Most of the last hour of the second season was unremarkable. Evenly matched pieces of crap Wil and Tara began the leg having lost a clue they needed desperately, but it all came to nothing when they were able to follow the other teams until they got back on their feet. They then spent the evening grousing at each other around a campfire, during which Tara's giddily spiteful declarations that she'd almost rather not win the race at all just so that Wil wouldn't get any money set the stage for quite a bit of future controversy. Even the ending, a closely contested footrace in which Boston bouncers Chris and Alex passed Wil and Tara -- well, Tara, really -- with about thirty seconds of running to go, wasn't as compelling as you'd think, because...who really cared about any of them?
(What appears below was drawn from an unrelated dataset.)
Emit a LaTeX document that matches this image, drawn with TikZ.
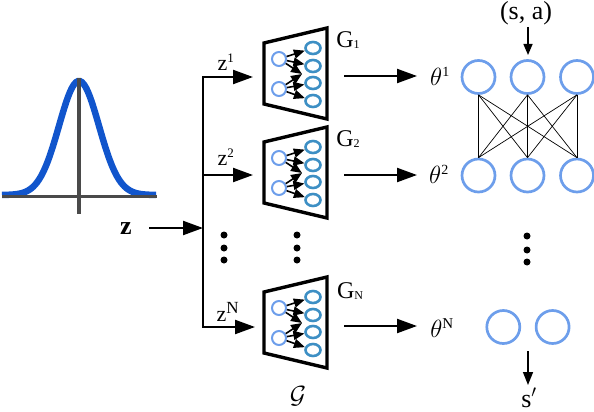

No, the genius of the episode isn't found in that down-to-the-wire ending. The genius of the episode is found in the Roadblock, in which the chosen team member had to use a hodgepodge of hardware-store tools to retrieve a clue from the middle of a globe of ice probably a foot and a half across. Wil first whacked at the globe with a hammer, making absolutely no progress whatsoever. He then went for a blowtorch, trying to melt it into submission. This also accomplished nothing, although he did manage to set the bag of tools on fire. He picked a power drill and put several very long holes in the globe. Nothing. More hammering. A chisel. Wil got the clue eventually, but for some reason, the sight of his hapless, beleaguered self -- set up early as a bully, but later revealed as also a victim of a partner who was equally bad -- madly assaulting a block of ice with a blowtorch and a drill like a pissed-off cartoon character was the kind of bizarre physical comedy act that transforms the pedestrian into the transcendent. Oh, Wil. How we miss you.